Talking Points: Bruins empty the tank but can't break through against Caps

GOLD STAR: Alex Chiasson really didn’t get going until about midway through the game, but he made a huge impact once he began making plays in the third period. It's worth mentioning he is a former Boston University Terrier so he made himself comfortable in TD Garden. He gave the Capitals a two-goal cushion in the third period when he followed his own shot and outmuscled Brandon Carlo for a bid right in front of the Bruins net. Then four minutes later, Chiasson blocked a Torey Krug shot on the penalty kill and raced down to finish off a breakaway for the game-winning goal. The former Terrier finished with two goals, a plus-2 rating, three shots on net, five takeaways and a couple of blocked shots in just 12:46 of ice time. Just add Chiasson to the long list of skilled big bodies for the Caps that have done damage to the B’s over the years.

 

BLACK EYE: Anders Bjork is going through a very quiet patch offensively since coming back from injury, and was benched for stretches of the game while totaling a team-low 6:47 of ice time for the Bruins. Bjork finished with a minus-1 rating and zero shots on net, and now has one point and just two shots on goal in six games since coming back from a concussion. It will be interesting to see what the Bruins do with Bjork, who may be a prime candidate to watch a game up in the press box with Ryan Spooner pushing to get back into the B’s lineup. Either way it looks like Bjork is going through one of those rookie valleys right now. Perhaps he simply needs more time to recover from his concussion.

 

TURNING POINT: The turning point came in the third period when the Capitals scored three goals on six shots and pulled away from the Bruins. The Black and Gold had been closely trailing the Caps until that point in the game. Washington was outshot 37-21 by Boston, but they proved to have more quality chances, scoring five goals despite a lower quantity of shots. The Bruins are now 1-9-1 when trailing after two periods, and can’t pull the same kind of comeback magic against a stronger team like the Capitals. It’s too bad because the Bruins had their chances in the game, but just couldn't get over the hump. 

 

HONORABLE MENTION: Patrice Bergeron was the best Bruins player, burying a couple of goals, finishing with nine shot attempts, a few hits, a blocked shot and 15-of-20 face-off wins.
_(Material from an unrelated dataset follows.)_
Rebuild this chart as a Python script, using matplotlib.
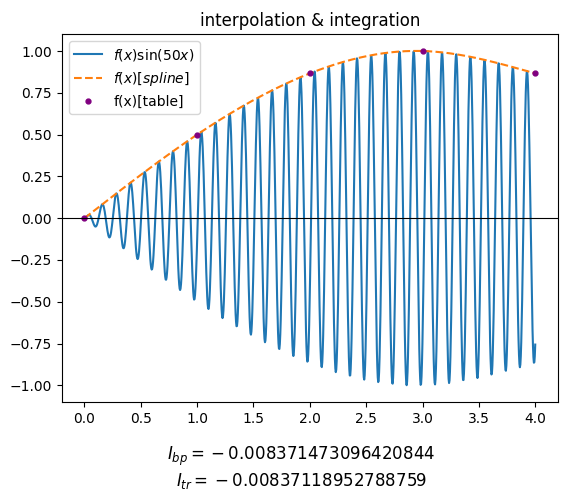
import numpy as np
import matplotlib
matplotlib.use("Agg")
import matplotlib.pyplot as plt

# table data
x_table = [0.0, 1.0, 2.0, 3.0, 4.0]
f_table = [0.0, 0.5, 0.8660254, 1.0, 0.8660254]
omega = 50.0
I_bp = "-0.008371473096420844"
I_tr = "-0.00837118952788759"


def natural_spline(xk, yk, xs):
    xk = np.asarray(xk, float)
    yk = np.asarray(yk, float)
    n = len(xk)
    h = np.diff(xk)
    A = np.zeros((n, n))
    b = np.zeros(n)
    A[0, 0] = 1.0
    A[-1, -1] = 1.0
    for i in range(1, n - 1):
        A[i, i - 1] = h[i - 1]
        A[i, i] = 2 * (h[i - 1] + h[i])
        A[i, i + 1] = h[i]
        b[i] = 6 * ((yk[i + 1] - yk[i]) / h[i] - (yk[i] - yk[i - 1]) / h[i - 1])
    M = np.linalg.solve(A, b)
    idx = np.clip(np.searchsorted(xk, xs) - 1, 0, n - 2)
    x0, x1 = xk[idx], xk[idx + 1]
    hh = x1 - x0
    t0 = x1 - xs
    t1 = xs - x0
    return (M[idx] * t0**3 / (6 * hh) + M[idx + 1] * t1**3 / (6 * hh)
            + (yk[idx] / hh - M[idx] * hh / 6) * t0
            + (yk[idx + 1] / hh - M[idx + 1] * hh / 6) * t1)


xs = np.linspace(x_table[0], x_table[-1], 1000)
fs = natural_spline(x_table, f_table, xs)

fig = plt.figure(figsize=(5.68, 5.03), dpi=100)
ax = fig.add_axes([0.109, 0.201, 0.873, 0.731])
ax.plot(xs, fs * np.sin(omega * xs), color="#1f77b4", label=r"$f(x)\sin(50x)$")
ax.plot(xs, fs, "--", color="#ff7f0e", label=r"$f(x)[spline]$")
ax.plot(x_table, f_table, "o", color="purple", markersize=3.5, label="f(x)[table]")
ax.axhline(0, color="black", lw=0.8)
ax.set_title("interpolation & integration")
ax.legend(loc="upper left")
fig.text(0.531, 0.092, r"$I_{bp} = \mathrm{}" + I_bp + "$", ha="center", va="center", fontsize=12)
fig.text(0.531, 0.044, r"$I_{tr} = \mathrm{}" + I_tr + "$", ha="center", va="center", fontsize=12)
fig.savefig("out.png", dpi=100)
Patrice got both of his goals on the power play, but he also finished with a minus-2 rating. If Bergeron is a minus player, it doesn't bode well for this team. But he also deserves some credit for emptying the tank on a night when the Bruins got back in from Detroit at 3 a.m. and play one of the best teams in the conference on a back-to-back.

 

BY THE NUMBERS: 11 – the consecutive number of losses for the Bruins against the Washington Capitals in a woeful stretch of hockey that dates back to March of 2014.


QUOTE TO NOTE: "We shot a lot of pucks and it just didn't go our way. When the black cat cross your road, it's just a black cat crossing the road." –Anton Khudobin on the loss to the Capitals, where I think he’s referring to the B’s hitting three posts.